“Lo stupido che canta” è il disco d’esordio del giovane Roberto Deliperi, nome d’arte dEli. Il musicista polistrumentista piemontese, trasferitosi nel Regno Unito da circa dieci anni, nasce musicalmente nel 1992, da lì tante scritture musicate, esperienze e collaborazioni. Collabora al mixaggio e alle rifiniture dell’album “35 Gradi Nord”, un insieme di storie raccontate in prosa e canzoni, a cura di un tal Magnesia Beggar e della Satanic Friends House. È coautore dei brani presenti nel lavoro discografico “Le incredibili avventure dei Bro a mare”. Nel disco “Lo Stupido che canta”, l’artista mette a nudo la propria anima, in un lavoro che dal rock si sposta al reggae, fino al prog e alla musica classica. Undici tracce in cui riconosciamo una variegata contaminazione che dEli ha “partorito” insieme alla stretta coproduzione di Alberto Brigandì.

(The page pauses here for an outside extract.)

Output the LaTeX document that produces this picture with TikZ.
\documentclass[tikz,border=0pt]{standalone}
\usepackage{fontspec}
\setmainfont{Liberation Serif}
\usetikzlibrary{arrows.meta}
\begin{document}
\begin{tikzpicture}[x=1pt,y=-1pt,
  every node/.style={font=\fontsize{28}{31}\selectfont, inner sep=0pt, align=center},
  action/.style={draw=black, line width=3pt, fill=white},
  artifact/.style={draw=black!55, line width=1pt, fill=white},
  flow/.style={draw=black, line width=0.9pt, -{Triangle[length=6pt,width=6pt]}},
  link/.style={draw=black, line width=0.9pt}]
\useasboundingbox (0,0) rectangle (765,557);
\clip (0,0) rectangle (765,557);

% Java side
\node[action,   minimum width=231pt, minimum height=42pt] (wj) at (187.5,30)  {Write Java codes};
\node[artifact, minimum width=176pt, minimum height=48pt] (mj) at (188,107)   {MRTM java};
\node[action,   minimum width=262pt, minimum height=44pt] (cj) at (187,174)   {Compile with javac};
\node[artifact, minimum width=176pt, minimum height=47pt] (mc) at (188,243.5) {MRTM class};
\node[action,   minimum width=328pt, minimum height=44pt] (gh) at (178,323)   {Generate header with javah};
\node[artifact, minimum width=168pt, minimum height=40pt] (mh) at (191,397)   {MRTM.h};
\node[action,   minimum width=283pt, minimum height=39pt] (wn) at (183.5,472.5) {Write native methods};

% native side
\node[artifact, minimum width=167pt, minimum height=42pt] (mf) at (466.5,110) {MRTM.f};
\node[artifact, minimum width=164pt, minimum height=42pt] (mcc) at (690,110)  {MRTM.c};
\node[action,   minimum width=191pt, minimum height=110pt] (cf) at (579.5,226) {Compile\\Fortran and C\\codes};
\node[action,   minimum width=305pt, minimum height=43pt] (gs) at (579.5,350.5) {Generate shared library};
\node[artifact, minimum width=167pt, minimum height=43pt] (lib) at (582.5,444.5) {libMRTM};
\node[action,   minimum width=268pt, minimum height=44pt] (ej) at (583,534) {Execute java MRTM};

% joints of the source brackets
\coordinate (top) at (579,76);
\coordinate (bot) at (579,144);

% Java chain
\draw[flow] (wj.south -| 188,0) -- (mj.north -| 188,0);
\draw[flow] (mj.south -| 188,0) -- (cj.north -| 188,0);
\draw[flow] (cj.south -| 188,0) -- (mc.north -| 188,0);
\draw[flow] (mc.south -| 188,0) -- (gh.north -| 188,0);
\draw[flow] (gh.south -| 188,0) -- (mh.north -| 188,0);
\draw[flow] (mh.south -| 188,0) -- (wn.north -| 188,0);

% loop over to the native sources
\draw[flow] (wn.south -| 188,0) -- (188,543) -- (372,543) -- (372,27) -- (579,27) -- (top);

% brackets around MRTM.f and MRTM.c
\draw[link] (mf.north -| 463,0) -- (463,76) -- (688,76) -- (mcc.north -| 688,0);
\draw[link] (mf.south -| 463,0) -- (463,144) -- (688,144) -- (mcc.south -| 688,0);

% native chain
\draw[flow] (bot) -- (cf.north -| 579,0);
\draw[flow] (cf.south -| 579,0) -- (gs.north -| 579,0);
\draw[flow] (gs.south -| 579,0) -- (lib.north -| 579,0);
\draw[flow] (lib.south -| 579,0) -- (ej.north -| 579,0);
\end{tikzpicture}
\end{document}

“Lo stupido che canta” è il titolo del tuo disco d’esordio, che dà l’idea di una lettura autobiografica, sull’onda chiaramente sarcastica.

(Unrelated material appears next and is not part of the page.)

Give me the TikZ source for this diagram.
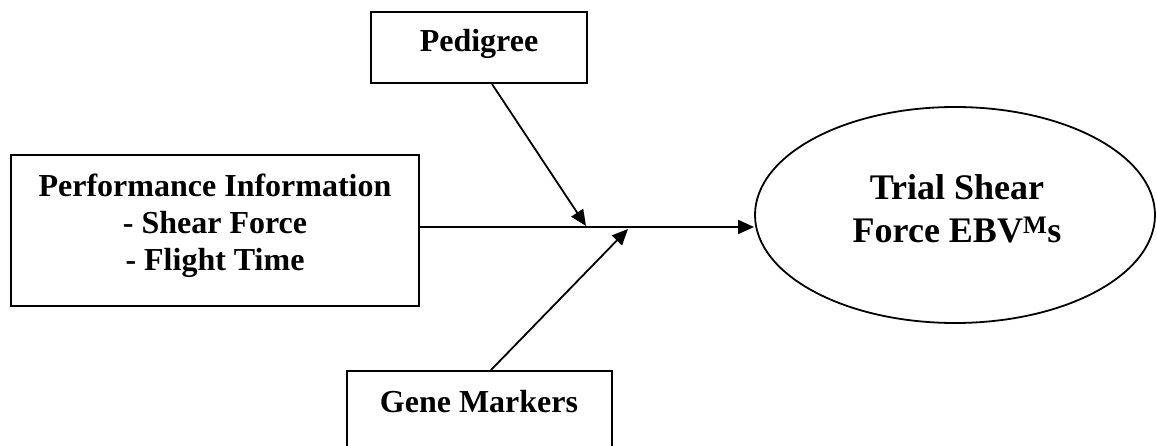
\documentclass[tikz,border=0pt]{standalone}
\usepackage{fontspec}
\setmainfont{Liberation Serif}
\usetikzlibrary{arrows.meta,shapes.geometric,calc}
\begin{document}
\begin{tikzpicture}[x=1pt,y=-1pt,
  boxstyle/.style={draw,line width=2pt,rectangle,inner sep=0pt},
  txt/.style={font=\fontsize{32}{36.7}\selectfont\bfseries,align=center,inner sep=0pt,anchor=base},
  bigtxt/.style={font=\fontsize{36}{42.7}\selectfont\bfseries,align=center,inner sep=0pt,anchor=base},
  arr/.style={line width=1.8pt,-{Triangle[length=16pt,width=14pt]}}]
\useasboundingbox (0,0) rectangle (1157,446);
% boxes
\node[boxstyle,minimum width=216pt,minimum height=71pt] (ped) at (479,47.5) {};
\node[boxstyle,minimum width=408pt,minimum height=151pt] (perf) at (215,230.5) {};
\node[boxstyle,minimum width=265pt,minimum height=110pt] (gene) at (479.5,426) {};
\node[draw,line width=1.8pt,ellipse,minimum width=400pt,minimum height=216pt,inner sep=0pt] (ell) at (955,215) {};
% texts
\node[txt] (pedt) at (479,52) {Pedigree};
\node[txt] (perft1) at (215,197) {Performance Information};
\node[txt] (perft2) at (215,233.7) {- Shear Force};
\node[txt] (perft3) at (215,270.4) {- Flight Time};
\node[txt] (genet) at (479,412) {Gene Markers};
\node[bigtxt] (ellt1) at (957,200) {Trial Shear};
\node[bigtxt] (ellt2) at (957,242.7) {Force EBV\textsuperscript{M}s};
% connectors
\coordinate (j) at (419,227);
\coordinate (p1) at (586,226);
\coordinate (g1) at (628,229);
\draw[arr] (j) -- (j -| ell.west);
\draw[arr] ($(ped.south)+(13,0)$) -- (p1);
\draw[arr] ($(gene.north)+(11.5,0)$) -- (g1);
\end{tikzpicture}
\end{document}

«La scrittura di questo album è stata frutto di una necessità spontanea. Lavorando come musicista, mi sono trovato a mettermi sempre a disposizione delle band o degli artisti con cui lavoravo. A un certo punto ho toccato il punto di saturazione e ho preso la decisione di comporre un qualcosa solo per me. Ci ho messo dentro tutte le influenze che ho avuto fin da quando, da piccolo, ho iniziato ad apprezzare la musica».
Com’è cantare l’amore sulle note pop-rock?
«A me pare normale. Sai l’amore può essere inteso in mille modi differenti, di conseguenza, si può sposare con mille modi differenti di fare musica».
Sin da subito suona curioso il tuo nome dEli. Come nasce?
«È molto più semplice di così. Io mi chiamo Roberto Deliperi, alle elementari gli alunni venivano chiamati per cognome e di conseguenza noi ci conoscevamo per cognome prima ancora che per nome, ma il mio è lungo, quindi è sempre stato abbreviato in dEli appunto, poi la scelta della maiuscola sulla seconda lettera è un vezzo».
Nell’album c’è la canzone “Stefania” scritta per tua sorella. È per te quella con maggiore risonanza?
«Mia sorella è una delle persone con maggiore risonanza nella mia vita. No, non saprei, a me piacciono tutte. Stefania mi piace molto perché mi ricorda Penny Lane dei Beatles anche se, per un neofita, non c’azzecca nulla. Ma io ho i miei motivi».
Nel brano “Lo stupido che canta” porti con te un miscuglio di tradizioni musicali, tra quelle italiane e le altre del Regno Unito?
«Quasi esatto. Questa è la prima volta che mi viene posta la domanda in questi termini e mi piace. Di solito viene tirata in ballo la parola “genere” che a me personalmente non dice nulla. Dicevo quasi esatto, perchè c’è molto anche di americano. Ho voluto fare un disco senza pormi limiti e senza cercare di appartenere a un filone per forza. Le appartenenze mi sono sempre state strette. Semplicemente, ascoltando vagonate di musica (italiana, inglese, americana, vecchia e nuova) ci è finita (quasi) tutta dentro, ma filtrata da me».
Il disco nasce in seguito al trasferimento dal Piemonte al Regno Unito?
«Mi sono trasferito qua 10 anni fa e le lavorazioni sono iniziate 3 anni or sono, quindi dopo 7 passati in UK. Sicuramente se non mi fossi mai trasferito il disco sarebbe stato diverso, se mai ci fosse stato un disco. Il progetto nasce in seguito a esigenze personali: lavorando come musicista sono sempre stato al servizio dei brani che suonavo, aggiungendovi a volte un pizzico di creatività, ma cercando di mantenerli il più fedeli possibili. Ad un certo punto ho sentito la necessità di esprimermi liberamente e completamente, quasi di mettermi a nudo. E cosi è nata l’idea dell’album».